In early July, Mitchell was invited to teach a class for students in the International Master’s Program in Japanese Humanities at Kyushu University in Fukuoka, Japan. The intensive class on Buddhism and Business in East Asia was an expansion of a spring 2019 FS102 Mitchell taught at Allegheny College. Kyushu University is a national-level research university, and students in the course were from the U.S., Ireland, Belgium, and Indonesia. Being in situ allowed the class to explore how issues from readings played out in real life. One example was a trip to a local pilgrimage route to examine how village officials teamed up with Buddhist temple priests in attempts to revitalize a region. A second example was a discussion with a Buddhist priest at his Buddhist Bar (Vows Bar Kyushu) on why he opened the Bar to combine counseling with proselytization in a place that people find less intimidating than a Buddhist temple and how he has been affected by the “gig economy” as he provides rituals via the “Priest Delivery” service available over Amazon.co.jp.

Pictured above, left: Mitchell with students from the International Master’s Program at Kyushu University in front of a 41-meter long bronze Reclining Buddha statue at Nanzo-in Temple.

Pictured above, right: Mitchell at the Dazaifu Tenmangu Shrine, which enshrines the Shinto deity of learning, Tenjin (the deified form of the 9th-century scholar Sugawara no Michizane)


GIS Manager Chris Shaffer and Assistant Professor of Environmental Science and Sustainability Casey Bradshaw-Wilson, along with students Jennifer Tompkins (graduated), Cathlin Lordand Kylie Wirebach, have published a paper titled “Reintroduction of the European Bison (Bison bonasus) in Central-Eastern Europe: A case study” in the International Journal of Geographical Information Science. This article will be featured in the upcoming special edition of “Spatial Ecology.” This paper is the outcome of a project conducted in the Conservation GIS course taught by Shaffer and Bradshaw-Wilson in the spring of 2018.

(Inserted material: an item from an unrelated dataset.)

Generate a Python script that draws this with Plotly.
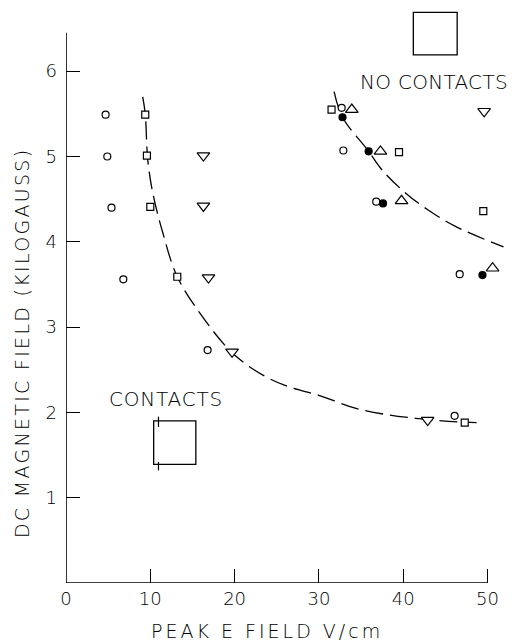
import plotly.graph_objects as go

# ---- data ----
open_circle_x = [4.7, 4.9, 5.4, 6.8, 16.8, 32.7, 32.9, 36.8, 46.7, 46.1]
open_circle_y = [5.49, 5.00, 4.40, 3.56, 2.73, 5.57, 5.07, 4.47, 3.62, 1.96]

open_square_x = [9.4, 9.6, 10.0, 13.2, 47.3, 31.5, 39.5, 49.5]
open_square_y = [5.49, 5.01, 4.41, 3.59, 1.88, 5.55, 5.05, 4.36]

down_tri_x = [16.3, 16.3, 16.9, 19.7, 42.9, 49.6]
down_tri_y = [5.01, 4.42, 3.58, 2.71, 1.91, 5.53]

up_tri_x = [33.9, 37.3, 39.8, 50.6]
up_tri_y = [5.55, 5.06, 4.48, 3.69]

filled_circle_x = [32.8, 35.9, 37.6, 49.4]
filled_circle_y = [5.46, 5.06, 4.45, 3.61]

# dashed boundary curves
contact_curve_x = [9.1, 9.4, 9.7, 10.3, 11.5, 13.2, 16.2, 19.8, 23.3, 26.4, 30.0, 34.3, 38.3, 41.5, 44.6, 48.7]
contact_curve_y = [5.70, 5.50, 4.96, 4.57, 4.10, 3.59, 3.12, 2.69, 2.44, 2.30, 2.20, 2.05, 1.97, 1.93, 1.90, 1.88]

nocontact_curve_x = [31.8, 32.8, 35.9, 37.5, 40.3, 43.0, 46.2, 51.9]
nocontact_curve_y = [5.76, 5.46, 5.06, 4.84, 4.57, 4.37, 4.18, 3.94]

x_ticks = [0, 10, 20, 30, 40, 50]
y_ticks = [1, 2, 3, 4, 5, 6]

x_title = "PEAK E FIELD V/cm"
y_title = "DC MAGNETIC FIELD (KILOGAUSS)"

FONT = "DejaVu Sans"
WEIGHT = 200
INK = "#000000"

fig = go.Figure()

dash = "18px,7px"
fig.add_trace(go.Scatter(x=contact_curve_x, y=contact_curve_y, mode="lines",
                         line=dict(color=INK, width=1.3, dash=dash, shape="spline"),
                         hoverinfo="skip"))
fig.add_trace(go.Scatter(x=nocontact_curve_x, y=nocontact_curve_y, mode="lines",
                         line=dict(color=INK, width=1.3, dash=dash, shape="spline"),
                         hoverinfo="skip"))

def pts(x, y, symbol, size, filled=False):
    fig.add_trace(go.Scatter(
        x=x, y=y, mode="markers", cliponaxis=False,
        marker=dict(symbol=symbol, size=size,
                    color=INK if filled else "white",
                    line=dict(color=INK, width=1.2))))

pts(open_circle_x, open_circle_y, "circle", 7)
pts(open_square_x, open_square_y, "square", 7)
pts(down_tri_x, down_tri_y, "triangle-down", 11)
pts(up_tri_x, up_tri_y, "triangle-up", 11)
pts(filled_circle_x, filled_circle_y, "circle", 7, filled=True)

shapes = [
    # axis lines
    dict(type="line", x0=0, x1=50, y0=0, y1=0, xref="x", yref="y",
         line=dict(color=INK, width=1.6)),
    dict(type="line", x0=0, x1=0, y0=0, y1=6.45, xref="x", yref="y",
         line=dict(color=INK, width=1.6)),
    # NO CONTACTS key box
    dict(type="rect", x0=41.2, x1=46.4, y0=6.19, y1=6.69, xref="x", yref="y",
         line=dict(color=INK, width=1.3)),
    # CONTACTS key box
    dict(type="rect", x0=10.4, x1=15.4, y0=1.39, y1=1.90, xref="x", yref="y",
         line=dict(color=INK, width=1.3)),
    dict(type="line", x0=10.97, x1=10.97, y0=1.83, y1=1.95, xref="x", yref="y",
         line=dict(color=INK, width=1.2)),
    dict(type="line", x0=10.97, x1=10.97, y0=1.32, y1=1.42, xref="x", yref="y",
         line=dict(color=INK, width=1.2)),
]

def f(size):
    return dict(family=FONT, size=size, color=INK, weight=WEIGHT)

def spaced(text, px):
    return f'<span style="letter-spacing:{px}px">{text}</span>'

annotations = [
    dict(text=spaced("NO CONTACTS", 0.3), x=43.7, y=5.87, xref="x", yref="y", showarrow=False,
         xanchor="center", yanchor="middle", font=f(20)),
    dict(text=spaced("CONTACTS", 0.8), x=11.9, y=2.16, xref="x", yref="y", showarrow=False,
         xanchor="center", yanchor="middle", font=f(20)),
    dict(text=spaced(x_title, 3), x=23.9, y=-0.083, xref="x", yref="paper",
         xanchor="center", yanchor="middle", showarrow=False, font=f(19)),
    dict(text=spaced(y_title, 2.3), x=-0.100, y=2.81, xref="paper", yref="y",
         xanchor="center", yanchor="middle",
         textangle=-90, showarrow=False, font=f(19)),
]

fig.update_layout(
    width=512, height=641,
    margin=dict(l=66, r=4, t=2, b=58),
    paper_bgcolor="white", plot_bgcolor="white",
    showlegend=False,
    shapes=shapes, annotations=annotations,
    xaxis=dict(range=[0, 52.43], tickvals=x_ticks, ticktext=[str(v) for v in x_ticks],
               ticks="inside", ticklen=14, tickwidth=1.3, tickcolor=INK,
               showline=False, showgrid=False, zeroline=False,
               ticklabelstandoff=3,
               tickfont=f(18)),
    yaxis=dict(range=[0, 6.811], tickvals=y_ticks, ticktext=[str(v) for v in y_ticks],
               ticks="inside", ticklen=14, tickwidth=1.3, tickcolor=INK,
               showline=False, showgrid=False, zeroline=False,
               ticklabelstandoff=8,
               tickfont=f(18)),
)

fig.write_html("out.html")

natural rock sample and microscopic fluid bubbles that we experimentally trapped in the rock
Over the summer, Visiting Assistant Professor of Geology Matt Carter published a paper on his research entitled “An experimental investigation on fluid transfer mechanisms in ultramafic rocks” in the Journal of Structural Geology.

Pictured above: the natural rock sample and microscopic fluid bubbles that the authors experimentally trapped in the rock.


Associate Professor of History Guo Wu had a research article, entitled “Ritual, Reading, and Resistance in the Prison and Cowshed during the Cultural Revolution,” accepted for publication by the Journal of Contemporary China (JCC), one of the most prestigious journals in the field of China studies. He was invited by the Journal of Asian Studies (JAS), the flagship journal of the field to contribute a book review of Land Wars: The Story of China’s Agrarian Revolution by Brian DeMare. The book review will appear in the JAS’s vol. 78, no. 4 issue of 2019.


Ryan Sayko ’17 published a paper entitled “Gluing Interfaces With Soft Nanoparticles” in the American Chemical Society’s journal Langmuir. The paper was coauthored with Dr. Zhen Cao, Heyi Liang, and Dr. Andrey Dobrynin, and is a result of the Research Experience for Undergraduates program at the University of Akron in the summer of 2016.


Politics in Mexico book cover
In July, Professor of Political Science Shannan Mattiace and her college mentor, Roderic Ai Camp, collaborated on the seventh edition of Politics in Mexico from Oxford Press.